A comissão negava a ditadura”, diz Eneá, professora da UnB e especialista em
justiça de transição, Estado de direito e democracia.
Eneá
avalia que os pedidos de reparação integral estão subestimados e que podem
chegar a mais de 9 mil. A previsão é revisar todos os casos e reverter a
decisão de julgamentos anteriores, quando necessário, até 2026.
Os
julgamentos dos pedidos de anistia serão retomados durante a “Semana do Nunca
Mais - Memória Restaurada, Democracia Viva”, organizada pelo Ministério dos
Direitos Humanos e da Cidadania para lembrar dos 59 anos do golpe no país e
repudiar a ditadura.
A partir
de agora, a Comissão de Anistia deve reconhecer que o Estado errou e pedir
desculpas às vítimas da ditadura quando houver declaração de anistia política.
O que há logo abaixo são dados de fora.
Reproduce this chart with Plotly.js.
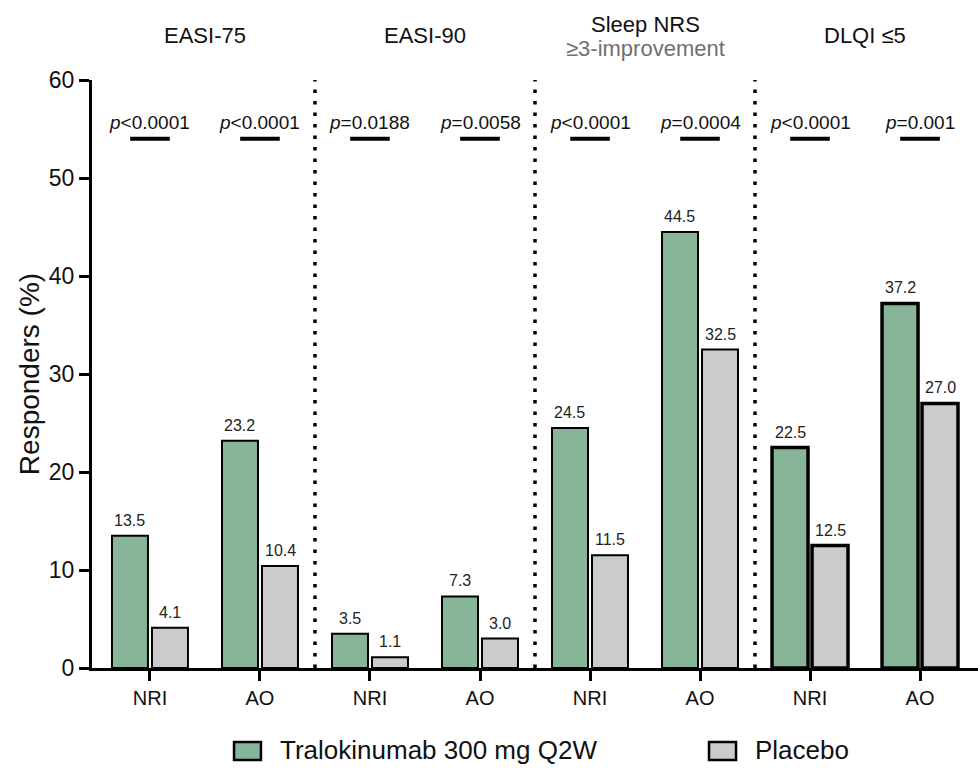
<!DOCTYPE html>
<html>
<head>
<meta charset="utf-8">
<script src="https://cdn.plot.ly/plotly-3.0.1.min.js"></script>
<style>html,body{margin:0;padding:0;background:#fff;}#chart{width:978px;height:769px;}</style>
</head>
<body>
<div id="chart"></div>
<script>
// ---- data ----
var endpoints = ["EASI-75", "EASI-90", "Sleep NRS", "DLQI \u22645"];
var endpointSubtitles = ["", "", "\u22653-improvement", ""];
var methods = ["NRI", "AO", "NRI", "AO", "NRI", "AO", "NRI", "AO"];
var seriesNames = ["Tralokinumab 300 mg Q2W", "Placebo"];
var tralokinumab = [13.5, 23.2, 3.5, 7.3, 24.5, 44.5, 22.5, 37.2];
var placebo = [4.1, 10.4, 1.1, 3.0, 11.5, 32.5, 12.5, 27.0];
var pValues = ["&lt;0.0001", "&lt;0.0001", "=0.0188", "=0.0058", "&lt;0.0001", "=0.0004", "&lt;0.0001", "=0.001"];

// ---- style ----
var FONT = "Liberation Sans, Arial, Helvetica, sans-serif";
var NARROW = "Liberation Sans Narrow, Arial Narrow, Liberation Sans, Arial, sans-serif";
var colors = ["#86b598", "#cbcbcb"];
var idx = methods.map(function (_, i) { return i; });
var lineW = idx.map(function (i) { return i >= 6 ? 3.5 : 2; });
var barOffset = 0.182;

var traces = [tralokinumab, placebo].map(function (vals, s) {
  return {
    type: "bar",
    x: idx,
    y: vals,
    name: seriesNames[s],
    marker: { color: colors[s], line: { color: "#000", width: lineW } },
    showlegend: false,
    hoverinfo: "x+y+name"
  };
});

var annotations = [];
var shapes = [];

// value labels
[tralokinumab, placebo].forEach(function (vals, s) {
  vals.forEach(function (v, i) {
    annotations.push({
      x: i + (s === 0 ? -barOffset : barOffset), y: v, xref: "x", yref: "y",
      text: v.toFixed(1), showarrow: false, yanchor: "bottom", yshift: 5,
      font: { family: NARROW, size: 16, color: "#222" }
    });
  });
});

// p-values and bars
var pTextLevel = 55.7, pLineLevel = 54;
pValues.forEach(function (p, i) {
  annotations.push({
    x: i, y: pTextLevel, xref: "x", yref: "y",
    text: "<i>p</i>" + p, showarrow: false, yanchor: "middle",
    font: { family: FONT, size: 19, color: "#111" }
  });
  shapes.push({
    type: "line", xref: "x", yref: "y",
    x0: i - 0.18, x1: i + 0.18, y0: pLineLevel, y1: pLineLevel,
    line: { color: "#000", width: 4 }
  });
});

// endpoint titles
endpoints.forEach(function (e, g) {
  var hasSub = endpointSubtitles[g] !== "";
  annotations.push({
    x: 2 * g + 0.5, y: hasSub ? 1.095 : 1.0765, xref: "x", yref: "paper",
    text: e, showarrow: false, yanchor: "middle",
    font: { family: FONT, size: 22, color: "#111" }
  });
  if (hasSub) {
    annotations.push({
      x: 2 * g + 0.5, y: 1.054, xref: "x", yref: "paper",
      text: endpointSubtitles[g], showarrow: false, yanchor: "middle",
      font: { family: FONT, size: 22, color: "#707070" }
    });
  }
});

// dotted dividers between endpoints
for (var g = 0; g < endpoints.length - 1; g++) {
  shapes.push({
    type: "line", xref: "x", yref: "y",
    x0: 2 * g + 1.5, x1: 2 * g + 1.5, y0: 0, y1: 60,
    line: { color: "#000", width: 3.5, dash: "3.5px,8px" }
  });
}

// manual legend
var legendBoxes = [[0.1603, 0.1907], [0.6964, 0.7269]];
var legendTextX = [0.2099, 0.7460];
seriesNames.forEach(function (n, s) {
  shapes.push({
    type: "rect", xref: "paper", yref: "paper",
    x0: legendBoxes[s][0], x1: legendBoxes[s][1], y0: -0.1565, y1: -0.1259,
    fillcolor: colors[s], line: { color: "#000", width: 2.5 }
  });
  annotations.push({
    x: legendTextX[s], y: -0.1395, xref: "paper", yref: "paper",
    text: n, showarrow: false, xanchor: "left", yanchor: "middle",
    font: { family: FONT, size: 26, color: "#111" }
  });
});

var layout = {
  width: 978, height: 769,
  margin: { l: 92, r: 0, t: 80, b: 101 },
  paper_bgcolor: "#fff", plot_bgcolor: "#fff",
  font: { family: FONT, color: "#111" },
  barmode: "group", bargap: 0.273, bargroupgap: 0.1,
  xaxis: {
    range: [-0.527, 7.527], tickvals: idx, ticktext: methods,
    showline: true, linecolor: "#000", linewidth: 3,
    ticks: "outside", ticklen: 10, tickwidth: 3, tickcolor: "#000",
    showgrid: false, zeroline: false, fixedrange: true,
    tickfont: { family: FONT, size: 20, color: "#111" }
  },
  yaxis: {
    range: [0, 60], dtick: 10, tick0: 0,
    showline: true, linecolor: "#000", linewidth: 3,
    ticks: "outside", ticklen: 10, tickwidth: 3, tickcolor: "#000",
    showgrid: false, zeroline: false, fixedrange: true,
    tickfont: { family: FONT, size: 23, color: "#111" },
    title: { text: "Responders (%)", font: { family: FONT, size: 28, color: "#111" }, standoff: 2 }
  },
  annotations: annotations,
  shapes: shapes,
  showlegend: false
};

Plotly.newPlot("chart", traces, layout, { displayModeBar: false, staticPlot: true });
</script>
</body>
</html>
Nesses casos, a comissão fará, em nome do Estado, “o pedido de desculpas ao
requerente e à sociedade brasileira pela perseguição feita, garantindo o não
esquecimento”.
O
colegiado definiu também que os pedidos de anistia poderão ser feitos não só de
forma individual, mas também por grupos de “trabalhadores, estudantes,
camponeses, povos indígenas, população LGBTQIA+, comunidades quilombolas e
outros segmentos, grupos ou movimentos sociais” que foram prejudicados pela
ditadura.
Nos casos
dos pedidos coletivos, não há indenização econômica. A presidente da Comissão
de Anistia diz que os grupos, ao exigirem o reconhecimento do Estado de que
houve perseguição e danos, poderão pressionar pela demarcação de terras, como
no caso de povos indígenas, ou por programas de assistência à saúde mental para
vítimas da ditadura. “O mais importante é a reparação integral e reconhecer que
o Estado errou. É a garantia de não repetição”, diz Eneá.